JEAN-PAUL CHARLES AYMARD SARTRE (París, 21 de junio de 1905 - idem, 15 de abril de 1980). Conocido comúnmente como Jean-Paul Sartre, fue un filósofo, escritor, novelista, dramaturgo, activista político, biógrafo y crítico literario francés, exponente del existencialismo y del marxismo humanista. Fue el décimo escritor francés seleccionado como Premio Nobel de Literatura, en 1964, pero lo rechazó explicando en una carta a la Academia Sueca que él tenía por regla declinar todo reconocimiento o distinción y que los lazos entre el hombre y la cultura debían desarrollarse directamente, sin pasar por las instituciones. Fue pareja de la también filósofa Simone de Beauvoir.

En una primera etapa desarrolló una filosofía existencialista, a la que corresponden obras como El ser y la nada (1943) y El existencialismo es un humanismo (1946). Desde que en 1945 fundó la revista Les Temps Modernes se convirtió en uno de los principales teóricos de la izquierda. En una segunda etapa se adscribió al marxismo, cuyo pensamiento expresó en La crítica de la razón dialéctica (1960), aunque él siempre consideró esta obra como una continuación de El ser y la nada.

Sartre considera que el ser humano está «condenado a ser libre», es decir, arrojado a la acción y responsable plenamente de su vida, sin excusas. Aunque admite algunos condicionamientos (culturales, por ejemplo), no admite determinismos. Concibe la existencia humana como existencia consciente. El ser del hombre se distingue del ser de la cosa porque es consciente. La existencia humana es un fenómeno subjetivo, en el sentido de que es conciencia del mundo y conciencia de sí (de ahí lo subjetivo). Sartre se forma en la fenomenología de Husserl y en la filosofía de Heidegger (discípulo éste de aquél). Se observa aquí la influencia que ejerce sobre Sartre el racionalismo cartesiano. En este punto se diferencia de Heidegger, quien deja fuera de juego a la conciencia.

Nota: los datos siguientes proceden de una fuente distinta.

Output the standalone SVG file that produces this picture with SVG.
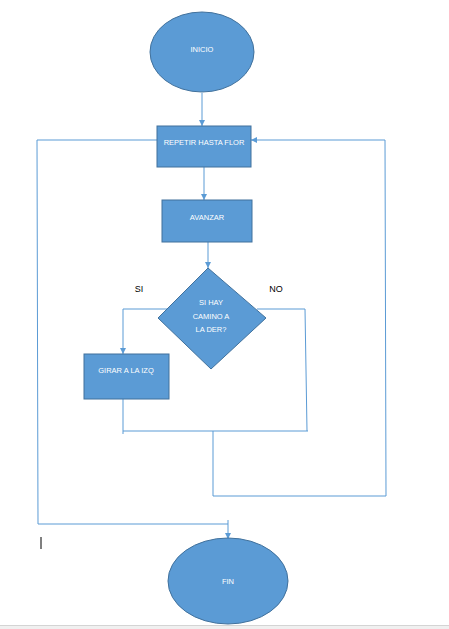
<svg xmlns="http://www.w3.org/2000/svg" width="449" height="629" viewBox="0 0 449 629">
<style>
.shape{fill:#5B9BD5;stroke:#41719C;stroke-width:1}
.lbl{font-family:"Liberation Sans",Arial,sans-serif;font-size:7.5px;fill:#ffffff;text-anchor:middle}
.blk{font-family:"Liberation Sans",Arial,sans-serif;font-size:9px;fill:#000000;text-anchor:middle}
.con{fill:none;stroke:#5B9BD5;stroke-width:1}
</style>
<defs>
<marker id="arr" viewBox="0 0 6 6" refX="6" refY="3" markerWidth="6" markerHeight="6" orient="auto" markerUnits="userSpaceOnUse">
<path d="M0,0 L6,3 L0,6 z" fill="#5B9BD5"/>
</marker>
</defs>
<rect width="449" height="629" fill="#ffffff"/>
<g id="connectors">
<line class="con" x1="202" y1="93" x2="202" y2="126" marker-end="url(#arr)"/>
<line class="con" x1="204" y1="167" x2="204" y2="200" marker-end="url(#arr)"/>
<line class="con" x1="208" y1="242" x2="208" y2="268" marker-end="url(#arr)"/>
<polyline class="con" points="168,309 123,309 123,354" marker-end="url(#arr)"/>
<polyline class="con" points="257,309 305,309 307,431"/>
<line class="con" x1="123" y1="399" x2="123" y2="434"/>
<line class="con" x1="123" y1="431" x2="308" y2="431"/>
<polyline class="con" points="213,431 213,496 386,496 385,140 251,140" marker-end="url(#arr)"/>
<polyline class="con" points="157,140 37,140 38,524 228,524"/>
<line class="con" x1="228" y1="520" x2="228" y2="539" marker-end="url(#arr)"/>
</g>
<g id="inicio">
<ellipse class="shape" cx="202" cy="52" rx="52" ry="40"/>
<text class="lbl" x="202" y="52">INICIO</text>
</g>
<g id="repetir">
<rect class="shape" x="157" y="126" width="94" height="41"/>
<text class="lbl" x="204" y="145">REPETIR HASTA FLOR</text>
</g>
<g id="avanzar">
<rect class="shape" x="162" y="200" width="90" height="42"/>
<text class="lbl" x="207" y="220">AVANZAR</text>
</g>
<g id="decision">
<polygon class="shape" points="208,268 266,318 211,369 158,318"/>
<text class="lbl" x="211" y="305">SI HAY</text>
<text class="lbl" x="211" y="319">CAMINO A</text>
<text class="lbl" x="211" y="332">LA DER?</text>
</g>
<g id="si-label"><text class="blk" x="139" y="292">SI</text></g>
<g id="no-label"><text class="blk" x="276" y="292">NO</text></g>
<g id="girar">
<rect class="shape" x="84" y="354" width="85" height="45"/>
<text class="lbl" x="126" y="373">GIRAR A LA IZQ</text>
</g>
<g id="fin">
<ellipse class="shape" cx="228" cy="581" rx="60" ry="43"/>
<text class="lbl" x="228" y="584">FIN</text>
</g>
<line x1="41" y1="537" x2="41" y2="549" stroke="#000000" stroke-width="1"/>
<rect x="0" y="625" width="449" height="4" fill="#f0f0f0"/>
<line x1="0" y1="625.5" x2="449" y2="625.5" stroke="#d4d4d4" stroke-width="1"/>
</svg>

Consecuentemente para Sartre en el ser humano «la existencia precede a la esencia», que explica con un ejemplo: si un artesano quiere realizar una obra, primero «la» piensa, la construye en su cabeza: esa prefiguración será la esencia de lo que se construirá, que luego tendrá existencia. Los seres humanos, no son el resultado de un diseño inteligente, y no tenemos dentro nuestro algo que nos haga «malos por naturaleza» o «tendientes al bien» —como diversas corrientes filosóficas y políticas han creído—, y continua: «Nuestra esencia, aquello que nos definirá, es lo que construiremos nosotros mismos mediante nuestros actos», éstos nos son ineludibles: no actuar es un acto en sí mismo puesto que nuestra libertad no es algo que pueda ser dejado de lado: ser es ser libres en situación, ser es ser-para, ser como «proyecto».

Charles Schweitzer nunca se había tomado por un escritor, pero la lengua francesa le maravillaba aún, a sus setenta años, porque la había aprendido con dificultad y no la poseía del todo; jugaba con ella, le gustaban las palabras, le gustaba también pronunciarlas, y su implacable dicción no perdonaba ni una sílaba; cuando tenía tiempo, su pluma las juntaba en ramilletes. Ilustraba de buena gana los acontecimientos de nuestra familia y de la Universidad con obras de circunstancias: felicitaciones de Año Nuevo, de cumpleaños, parabienes en las comidas de bodas, discursos en verso el día de San Carlomagno, sainetes, charadas, versos de pie forzado, trivialidades amables; en los congresos improvisaba cuartetas, en alemán y en francés.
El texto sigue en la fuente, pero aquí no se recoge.